例えばサイパンや硫黄島も沖縄も、その上陸と占領には、当初のアメリカの見込みよりはるかに長い期間を要し、多くの死傷者を出しています。もちろん日本側の被害に比べれば、ずいぶん少ないものの、沖縄だけで1万人以上の兵員が失われてますから、これが日本の本土となったら、大雑把に見積もっても、その何十倍の損耗は覚悟したでしょう。また、特攻や民間人まで動員した、相手からすれば狂信的としか思えない日本の戦い方を目の当たりにして、心的外傷後ストレス障害(PTSD)を発症する兵士も多かった。
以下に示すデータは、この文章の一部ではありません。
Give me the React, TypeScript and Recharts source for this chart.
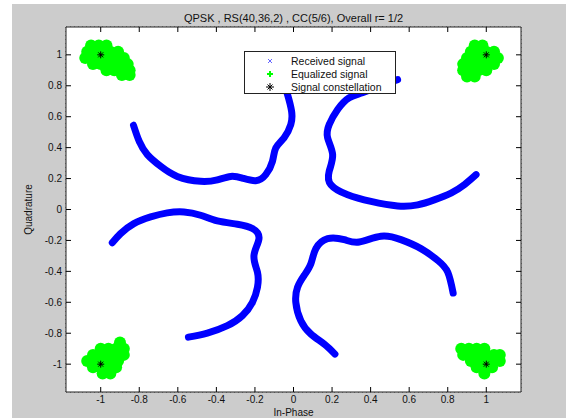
import { ScatterChart, Scatter, XAxis, YAxis, CartesianGrid, ReferenceArea, Legend } from 'recharts';

const FONT = '"Liberation Sans", Arial, Helvetica, sans-serif';

const xTicks = [-1, -0.8, -0.6, -0.4, -0.2, 0, 0.2, 0.4, 0.6, 0.8, 1];
const yTicks = [-1, -0.8, -0.6, -0.4, -0.2, 0, 0.2, 0.4, 0.6, 0.8, 1];

// received signal, read along each of the four arcs
const receivedUpperLeft: [number, number][] = [
  [-0.83, 0.545], [-0.8, 0.44], [-0.758, 0.355], [-0.689, 0.279], [-0.603, 0.214],
  [-0.482, 0.182], [-0.395, 0.192], [-0.326, 0.214], [-0.265, 0.203], [-0.196, 0.186],
  [-0.144, 0.225], [-0.109, 0.312], [-0.092, 0.398], [-0.049, 0.463], [-0.014, 0.549],
  [-0.01, 0.636], [-0.031, 0.744], [-0.05, 0.82],
];
const receivedUpperRight: [number, number][] = [
  [0.947, 0.225], [0.886, 0.16], [0.817, 0.106], [0.73, 0.062], [0.644, 0.03],
  [0.54, 0.023], [0.402, 0.052], [0.281, 0.095], [0.194, 0.16], [0.185, 0.247],
  [0.203, 0.355], [0.177, 0.463], [0.185, 0.549], [0.229, 0.647], [0.289, 0.723],
  [0.358, 0.755], [0.45, 0.8], [0.54, 0.84],
];
const receivedLowerLeft: [number, number][] = [
  [-0.94, -0.215], [-0.897, -0.156], [-0.828, -0.091], [-0.741, -0.048], [-0.655, -0.022],
  [-0.568, -0.016], [-0.482, -0.037], [-0.395, -0.074], [-0.291, -0.095], [-0.213, -0.123],
  [-0.179, -0.188], [-0.205, -0.297], [-0.187, -0.405], [-0.187, -0.503], [-0.213, -0.6],
  [-0.265, -0.686], [-0.343, -0.751], [-0.447, -0.799], [-0.545, -0.825],
];
const receivedLowerRight: [number, number][] = [
  [0.215, -0.935], [0.159, -0.87], [0.09, -0.805], [0.038, -0.719], [0.012, -0.6],
  [0.021, -0.503], [0.055, -0.427], [0.09, -0.351], [0.116, -0.253], [0.177, -0.188],
  [0.263, -0.195], [0.341, -0.21], [0.454, -0.173], [0.557, -0.195], [0.661, -0.253],
  [0.748, -0.329], [0.8, -0.405], [0.828, -0.54],
];

// equalized signal clusters around the four constellation points
const equalized: [number, number][] = [
  // upper left
  [-1.05, 1.06], [-1.01, 1.06], [-0.97, 1.06],
  [-1.07, 1.02], [-1.03, 1.02], [-0.99, 1.02], [-0.95, 1.02], [-0.91, 1.02],
  [-1.08, 0.98], [-1.04, 0.98], [-1.0, 0.98], [-0.96, 0.98], [-0.92, 0.98], [-0.88, 0.98],
  [-1.04, 0.94], [-1.0, 0.94], [-0.96, 0.94], [-0.92, 0.94], [-0.88, 0.94], [-0.86, 0.94],
  [-0.97, 0.9], [-0.93, 0.9], [-0.89, 0.9], [-0.85, 0.9],
  [-0.89, 0.87], [-0.85, 0.87],
  // upper right
  [0.94, 1.06], [0.98, 1.06],
  [0.92, 1.02], [0.96, 1.02], [1.0, 1.02], [1.04, 1.02],
  [0.9, 0.98], [0.94, 0.98], [0.98, 0.98], [1.02, 0.98], [1.06, 0.98],
  [0.88, 0.94], [0.92, 0.94], [0.96, 0.94], [1.0, 0.94], [1.04, 0.94],
  [0.88, 0.9], [0.92, 0.9], [0.96, 0.9], [1.0, 0.9],
  [0.9, 0.86], [0.94, 0.86],
  // lower left
  [-0.9, -0.86],
  [-1.0, -0.9], [-0.96, -0.9], [-0.92, -0.9], [-0.88, -0.9],
  [-1.04, -0.94], [-1.0, -0.94], [-0.96, -0.94], [-0.92, -0.94], [-0.88, -0.94],
  [-1.07, -0.98], [-1.03, -0.98], [-0.99, -0.98], [-0.95, -0.98], [-0.91, -0.98],
  [-1.04, -1.02], [-1.0, -1.02], [-0.96, -1.02], [-0.92, -1.02],
  [-0.99, -1.06], [-0.95, -1.06],
  // lower right
  [0.87, -0.9], [0.91, -0.9], [0.95, -0.9], [0.99, -0.9],
  [0.88, -0.94], [0.92, -0.94], [0.96, -0.94], [1.0, -0.94], [1.04, -0.94], [1.07, -0.94],
  [0.92, -0.98], [0.96, -0.98], [1.0, -0.98], [1.04, -0.98], [1.07, -0.98],
  [0.95, -1.02], [0.99, -1.02], [1.03, -1.02],
  [0.99, -1.06],
];

const constellation: [number, number][] = [[-1, 1], [1, 1], [-1, -1], [1, -1]];

const legendItems = ['Received signal', 'Equalized signal', 'Signal constellation'];
const title = 'QPSK , RS(40,36,2) , CC(5/6), Overall r= 1/2';

const toPoints = (pts: [number, number][]) => pts.map(([x, y]) => ({ x, y }));

const PLOT_TOP = 27;
const PLOT_BOTTOM = 392;
const PLOT_LEFT = 66;
const PLOT_RIGHT = 521;

function XTick({ x, y, payload }: any) {
  return (
    <g>
      <line x1={x} x2={x} y1={PLOT_BOTTOM} y2={PLOT_BOTTOM - 5} stroke="#000" />
      <line x1={x} x2={x} y1={PLOT_TOP} y2={PLOT_TOP + 5} stroke="#000" />
      <text x={x} y={y} dy="0.71em" textAnchor="middle" fontSize={10} fill="#111" fontFamily={FONT}>
        {payload.value}
      </text>
    </g>
  );
}

function YTick({ x, y, payload }: any) {
  return (
    <g>
      <line x1={PLOT_LEFT} x2={PLOT_LEFT + 5} y1={y} y2={y} stroke="#000" />
      <line x1={PLOT_RIGHT} x2={PLOT_RIGHT - 5} y1={y} y2={y} stroke="#000" />
      <text x={x} y={y} dy="0.355em" textAnchor="end" fontSize={10} fill="#111" fontFamily={FONT}>
        {payload.value}
      </text>
    </g>
  );
}

const XMark = ({ cx, cy, color = '#0000ff', s = 2 }: any) => (
  <path d={`M${cx - s},${cy - s}L${cx + s},${cy + s}M${cx - s},${cy + s}L${cx + s},${cy - s}`} stroke={color} strokeWidth={1} />
);

const Star = ({ cx, cy, s = 3.5 }: any) => (
  <path
    d={`M${cx - s},${cy}L${cx + s},${cy}M${cx},${cy - s}L${cx},${cy + s}M${cx - 2.5},${cy - 2.5}L${cx + 2.5},${cy + 2.5}M${cx - 2.5},${cy + 2.5}L${cx + 2.5},${cy - 2.5}`}
    stroke="#000"
    strokeWidth={1}
  />
);

const GreenBlob = ({ cx, cy }: any) => <circle cx={cx} cy={cy} r={6} fill="#00ff00" stroke="none" />;

function LegendBox() {
  const markers = [
    <svg width={10} height={10} key="a"><XMark cx={5} cy={5} s={2} color="#6666ff" /></svg>,
    <svg width={10} height={10} key="b"><path d="M2,5L8,5M5,2L5,8" stroke="#00ff00" strokeWidth={2} /></svg>,
    <svg width={10} height={10} key="c"><Star cx={5} cy={5} s={4} /></svg>,
  ];
  return (
    <div
      style={{
        width: 152,
        height: 43,
        boxSizing: 'border-box',
        border: '1px solid #222',
        background: '#fff',
        fontFamily: FONT,
        fontSize: 10.5,
        color: '#111',
        paddingTop: 2,
      }}
    >
      {legendItems.map((label, i) => (
        <div key={label} style={{ display: 'flex', alignItems: 'center', height: 13.3 }}>
          <div style={{ width: 20, marginLeft: 15, display: 'flex', justifyContent: 'center' }}>{markers[i]}</div>
          <span style={{ marginLeft: 11, whiteSpace: 'nowrap' }}>{label}</span>
        </div>
      ))}
    </div>
  );
}

const arcLine = { stroke: '#0000ff', strokeWidth: 7, strokeLinejoin: 'round', strokeLinecap: 'round' } as any;

export default function App() {
  const arcs = [receivedUpperLeft, receivedUpperRight, receivedLowerLeft, receivedLowerRight];
  return (
    <div style={{ position: 'absolute', left: 0, top: 0, width: 566, height: 418, background: '#fff', overflow: 'hidden' }}>
      <div style={{ position: 'absolute', left: 12, top: 4, right: 0, bottom: 0, background: '#cccccc' }} />
      <div
        style={{
          position: 'absolute',
          left: PLOT_LEFT,
          width: PLOT_RIGHT - PLOT_LEFT,
          top: 12,
          textAlign: 'center',
          fontFamily: FONT,
          fontSize: 11,
          lineHeight: '13px',
          color: '#111',
          whiteSpace: 'nowrap',
        }}
      >
        {title}
      </div>
      <div style={{ position: 'absolute', left: 0, top: 0 }}>
        <ScatterChart width={566} height={418} margin={{ top: PLOT_TOP, right: 566 - PLOT_RIGHT, left: 26, bottom: 0 }}>
          <ReferenceArea x1={-1.18} x2={1.18} y1={-1.18} y2={1.18} fill="#ffffff" fillOpacity={1} stroke="none" ifOverflow="visible" />
          <CartesianGrid stroke="#444" strokeDasharray="1 3" />
          <XAxis
            type="number"
            dataKey="x"
            domain={[-1.18, 1.18]}
            ticks={xTicks}
            allowDataOverflow
            axisLine={false}
            tickLine={false}
            tickSize={0}
            tickMargin={4}
            height={26}
            tick={<XTick />}
            label={{ value: 'In-Phase', position: 'insideBottom', offset: 2, fontSize: 10, fill: '#111', fontFamily: FONT }}
          />
          <YAxis
            type="number"
            dataKey="y"
            domain={[-1.18, 1.18]}
            ticks={yTicks}
            allowDataOverflow
            axisLine={false}
            tickLine={false}
            tickSize={0}
            tickMargin={4}
            width={40}
            tick={<YTick />}
            label={{ value: 'Quadrature', angle: -90, position: 'insideLeft', offset: 2, fontSize: 10, fill: '#111', fontFamily: FONT, style: { textAnchor: 'middle' } }}
          />
          {arcs.map((arc, i) => (
            <Scatter
              key={i}
              name="Received signal"
              data={toPoints(arc)}
              line={arcLine}
              lineJointType="natural"
              shape={<XMark />}
              isAnimationActive={false}
            />
          ))}
          <Scatter name="Equalized signal" data={toPoints(equalized)} shape={<GreenBlob />} isAnimationActive={false} />
          <Scatter name="Signal constellation" data={toPoints(constellation)} shape={<Star />} isAnimationActive={false} />
          <ReferenceArea x1={-1.18} x2={1.18} y1={-1.18} y2={1.18} fill="none" stroke="#222" ifOverflow="visible" />
          <Legend
            verticalAlign="middle"
            content={() => <LegendBox />}
            wrapperStyle={{ left: 244, top: 51, width: 152, height: 43, bottom: 'auto', right: 'auto' }}
          />
        </ScatterChart>
      </div>
    </div>
  );
}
実際には大雑把どころか、アメリカらしく事前に綿密な調査と研究が行われ、戦力分析だけでなく、予定戦場の地質まで調べたそうです。そして導き出された米軍の被害予測が、少なくとも戦死者25万人。場合によっては100万という見方もありました。史上最大の上陸戦と評されたノルマンディさえ比較にならぬ数字に、当時のアメリカ大統領トルーマンがビビったのも無理からぬ話。
「私は生まれなかったかも」と書きましたが、これはアメリカ側でも同じように考えた人も多く、もし戦争が長引いていれば、父は戦死して復員せず、その子供である私は存在しなかっただろうと。
こういう背景を知ると、後にアメリカ人が核使用を正当化する際の「原爆は、何万人ものアメリカ兵の命を救った」という常套句も、必ずしも詭弁や言い逃れとは、思えなくなってきます。念の為に書きますが、だから広島や長崎の犠牲は仕方なかった、など言ってるのではないですよ。民間人への無差別爆撃は、当時であっても明白な戦争犯罪だし、とても許される行為ではありません。
私が問題だと思うのは、こういった事実や数字が日本の学校で、まったく教えられていないこと。被害者として、戦争がいかに悲惨で、繰り返してはいけないというのは、私の世代は、嫌というほど教わりました。しかし、なぜ当時の為政者が戦争を始めたか、その背景や経緯はどうだったか、などなど、感情に訴えるだけでなく、歴史的にどうだったかの視点がなさ過ぎる。これでは、現実にどうすれば戦争をしなくて済むのか、その具体的な行動指針も考えられない。
実は私がまだ大学生だった頃に「昭和16年夏の敗戦」という、その後都知事になった猪瀬直樹さんの著書を読みました。それによると真珠湾攻撃の半年前に、対米戦争やっても勝ち目はないとの分析結果が、当時の内閣直轄の組織だった、総力戦研究所で出てたんですよね。それも、ほぼ史実を予言するような形で。
にもかかわらず、その結果を無視して全面戦争をやってしまい、もっと悪いことに、国が滅びるかというほどの負け方をしてもなお、冷静に知的に、その教訓から学ぼうとしないのはなぜなのか? 私たちが受けた平和教育が無駄だとは思いませんが、それと並行して、当時の世界情勢や日本の軍事力の実態、日本政府や軍部の指導力、帝国憲法の問題点など、冷徹な乾いた目で見定めて、少なくとも高校できちんと教えるべきじゃないでしょうか?
ところが、軍事について語ろうとしただけで感情的になって、軍国主義だの右翼だのレッテルを貼られてしまうのが戦後教育の現実。挙げ句の果てが、「あの戦争は軍部の暴走」という一種の思考停止で片付けて、それ以上考えることもしなくなる。これは憲法9条についても同じで、問題点を論じるどころか、その話題に触れることすらタブー。
その結果、戦略的にまったく割の合わない特攻や集団自決を、美辞麗句で飾り立てるような人が、政治家の中からさえ出たりします。それに異を唱えると「お前はそれでも日本人か?」ですからね。特に今回の参議院選で、参政党から候補者の発信には、目を覆いたくなるものがありました。
ということで、書いているうちに熱くなってしまい、ずいぶんな量になってしまいました。その上、フィリピンやネグロスのことからも離れちゃったし。これは、猛烈な反発があるかも知れません。でもこの件については、昔からずっと考えてきたし、これからも考え続けるんだろうと思ってます。